The Commonwealth Games has just ended in the Gold Coast, Australia and the UK has racked up lots of medals. This major international sports event, held every four years and featuring athletes from 71 countries, is nicknamed the “Friendly Games,” and it lived up to its name with inspiring moments, sporting triumphs and a healthy dose of fair play and comradeship.
GC2018 set a new Commonwealth Games record by hosting up to 300 para-athletes and 38 medal events across seven sports – an increase of 45 per cent more athletes and 73 per cent more medals compared to the para-sport competition staged at the last Commonwealth Games in Glasgow in 2014. Equality and inclusion was the overall aim and there there was an equal number of men’s and women’s events across all sports, too.
“Sport has the power to lead on many issues which affect society. For example, a number of leading sports organisations have taken disability very seriously and done something about it, including the International Paralympic Committee, which has put inclusion at the heart of its hugely successful Paralympic Games, usually held a couple of weeks after the Summer and Winter Olympic Games have finished,” says Mel Young, Chair of sportscotland.
But the Commonwealth Games have taken this a stage further and integrated para-sports into the 11-day sporting itinerary. This means that spectators watched a session which includes events for the disabled as well as non-disabled athletes.
“This is real inclusion,” notes Mel. “One spectator told me: ‘The real beauty of this format is that you immediately forget about the disability of the athlete and you concentrate on the race that you are watching in the same way that you’d watch any race.’ It also means that people stop seeing people as “disabled” and see them first and foremost as athletes representing their country with pride in the same way as everyone else.”

Sammi Kinghorn. Credit: sportscotland
Sammi Kinghorn, who just ranked fourth for Scotland in the T54 1500m and competed in the T54 Marathon this weekend in the Gold Coast, won both the 2017 Disability Sport Award and the overall Scottish Sports Personality Award at the prestigious sportscotland Scottish Sports Awards last year – the first disabled athlete to win the overall award.

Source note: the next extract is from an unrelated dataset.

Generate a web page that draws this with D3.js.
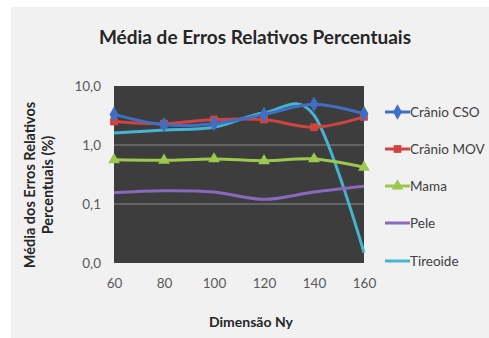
<!DOCTYPE html>
<html>
<head>
<meta charset="utf-8">
<script src="https://cdn.jsdelivr.net/npm/d3@7"></script>
<style>
  body { margin: 0; background: #fff; }
  text { font-family: Lato, "Open Sans", sans-serif; }
</style>
</head>
<body>
<div class="container"></div>
<script>
const WIDTH = 489;
const HEIGHT = 338;
const PLOT = {left: 114, right: 364, top: 86, bottom: 263};

// data
const dims = [60, 80, 100, 120, 140, 160];
const cranioCSO = [3.3, 2.2, 2.3, 3.3, 4.9, 3.4];
const cranioMOV = [2.5, 2.3, 2.7, 2.7, 2.0, 3.0];
const mama = [0.56, 0.55, 0.58, 0.54, 0.58, 0.42];
const pele = [0.155, 0.168, 0.16, 0.12, 0.16, 0.2];
const tireoide = [1.6, 1.8, 2.0, 3.5, 3.2, 0.015];
const yTicks = [0.01, 0.1, 1, 10];
const yTickLabels = ["0,0", "0,1", "1,0", "10,0"];

const series = [
  {name: "Crânio CSO", values: cranioCSO, color: "#3f6fc4", marker: "diamond"},
  {name: "Crânio MOV", values: cranioMOV, color: "#d0443f", marker: "square"},
  {name: "Mama", values: mama, color: "#9cc84e", marker: "triangle"},
  {name: "Pele", values: pele, color: "#8a68bd", marker: null},
  {name: "Tireoide", values: tireoide, color: "#45b4d0", marker: null}
];

var xScale = d3.scaleLinear()
    .domain([60, 160])
    .range([PLOT.left, PLOT.right]);

var yScale = d3.scaleLog()
    .domain([0.01, 10])
    .range([PLOT.bottom, PLOT.top]);

var svg = d3.select('.container').append('svg')
    .attr('width', WIDTH)
    .attr('height', HEIGHT);

// chart background
svg.append('rect')
    .attr('x', 11).attr('y', 7)
    .attr('width', WIDTH - 11).attr('height', HEIGHT - 7)
    .attr('fill', '#f1f1f1');

// plot area
svg.append('rect')
    .attr('x', PLOT.left).attr('y', PLOT.top)
    .attr('width', PLOT.right - PLOT.left).attr('height', PLOT.bottom - PLOT.top)
    .attr('fill', '#3d3d3d');

// gridlines
svg.append('g').selectAll('line')
    .data(yTicks.slice(1, 3))
    .enter().append('line')
    .attr('x1', PLOT.left).attr('x2', PLOT.right)
    .attr('y1', d => yScale(d)).attr('y2', d => yScale(d))
    .attr('stroke', '#8a8a8a').attr('stroke-width', 1);

// y axis
var yAxis = d3.axisLeft(yScale)
    .tickValues(yTicks)
    .tickFormat((d, i) => yTickLabels[i])
    .tickSize(0).tickPadding(13);

svg.append('g')
    .attr('transform', 'translate(' + PLOT.left + ',0)')
    .call(yAxis)
    .call(g => g.select('.domain').remove())
    .selectAll('text')
    .attr('font-size', 13.5).attr('fill', '#595959')
    .attr('font-family', 'Lato, sans-serif');

// x axis
var xAxis = d3.axisBottom(xScale)
    .tickValues(dims)
    .tickSize(0).tickPadding(15);

svg.append('g')
    .attr('transform', 'translate(0,' + PLOT.bottom + ')')
    .call(xAxis)
    .call(g => g.select('.domain').remove())
    .selectAll('text')
    .attr('font-size', 13.5).attr('fill', '#595959')
    .attr('font-family', 'Lato, sans-serif');

// lines
var line = d3.line()
    .x((d, i) => xScale(dims[i]))
    .y(d => yScale(d))
    .curve(d3.curveCatmullRom.alpha(0));

var markerPath = function(type) {
  if (type === 'diamond') return d3.symbol(d3.symbolDiamond, 70)();
  if (type === 'square') return d3.symbol(d3.symbolSquare, 60)();
  if (type === 'triangle') return d3.symbol(d3.symbolTriangle, 60)();
  return null;
};

var drawOrder = [4, 3, 2, 1, 0];
drawOrder.forEach(function(k) {
  var s = series[k];
  svg.append('path')
      .datum(s.values)
      .attr('d', line)
      .attr('fill', 'none')
      .attr('stroke', s.color)
      .attr('stroke-width', 3);
  if (s.marker) {
    svg.append('g').selectAll('path')
        .data(s.values)
        .enter().append('path')
        .attr('d', markerPath(s.marker))
        .attr('transform', (d, i) => 'translate(' + xScale(dims[i]) + ',' + yScale(d) + ')')
        .attr('fill', s.color);
  }
});

// title
svg.append('text')
    .attr('x', 255).attr('y', 44)
    .attr('text-anchor', 'middle')
    .attr('font-size', 19).attr('font-weight', 'bold')
    .attr('fill', '#262626')
    .text('Média de Erros Relativos Percentuais');

// axis titles
svg.append('text')
    .attr('x', 251).attr('y', 327)
    .attr('text-anchor', 'middle')
    .attr('font-size', 14).attr('font-weight', 'bold')
    .attr('fill', '#262626')
    .text('Dimensão Ny');

var yTitle = svg.append('text')
    .attr('transform', 'translate(35,185) rotate(-90)')
    .attr('text-anchor', 'middle')
    .attr('font-size', 14.5).attr('font-weight', 'bold')
    .attr('fill', '#262626');
yTitle.append('tspan').attr('x', 0).attr('y', 0).text('Média dos Erros Relativos');
yTitle.append('tspan').attr('x', 0).attr('y', 18).text('Percentuais (%)');

// legend
var legendY = [112, 149, 186, 223, 261];
var legend = svg.append('g').selectAll('g')
    .data(series)
    .enter().append('g')
    .attr('transform', (d, i) => 'translate(385,' + legendY[i] + ')');

legend.append('line')
    .attr('x1', 0).attr('x2', 25)
    .attr('stroke', d => d.color).attr('stroke-width', 3);
legend.filter(d => d.marker).append('path')
    .attr('d', d => markerPath(d.marker))
    .attr('transform', 'translate(12.5,0)')
    .attr('fill', d => d.color);
legend.append('text')
    .attr('x', 25).attr('dy', '0.35em')
    .attr('font-size', 13.5).attr('fill', '#404040')
    .text(d => d.name);
</script>
</body>
</html>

After receiving a standing ovation, she said: “It is nice to get that recognition, particularly for para-sports. It is important that para-sports are seen alongside able-bodied athletes. It makes our sport more respected by the public.”
Mel says that every year sportscotland has an award for Sports Person of the Year and one for Disabled Sports Person of the Year, but many para-athletes don’t think that separation is needed any more; there should just be one award for everyone. While disabled athletes fought tooth and nail to have their own category in recent years, sport has moved on that they feel increasingly integrated into the sports world.

Mel Young. Credit: sportscotland
Society has moved on considerably in terms of inclusion for disabled people. “It is a totally different world nowadays but it still has a long way to go before it can be described as fully inclusive for disabled people,” says Mel. “Sport has played a lead role in changing attitudes and showing how we can live and participate successfully together in an inclusive world.”
The Games wanted to set a legacy for other sporting mega-events and hopefully it has set a new gold standard towards the inclusion of para-athletes. The next question is – will the Olympics follow suit and integrate non-disabled and disabled sports together?
“The Commonwealth Games takes us another step forward by organising its agenda in a truly inclusive manner,” says Mel. “Other sections of society are sure to follow, and that is what makes these sporting events so inspiring and significant.”
sportscotland is the national agency for sport in Scotland, invests considerable amounts of money in disabled sport. This is in keeping with its policies of equality and inclusion, which are a key part of the DNA of the organisation, making sure that sport enables anyone to play regardless of who they are and where they come from.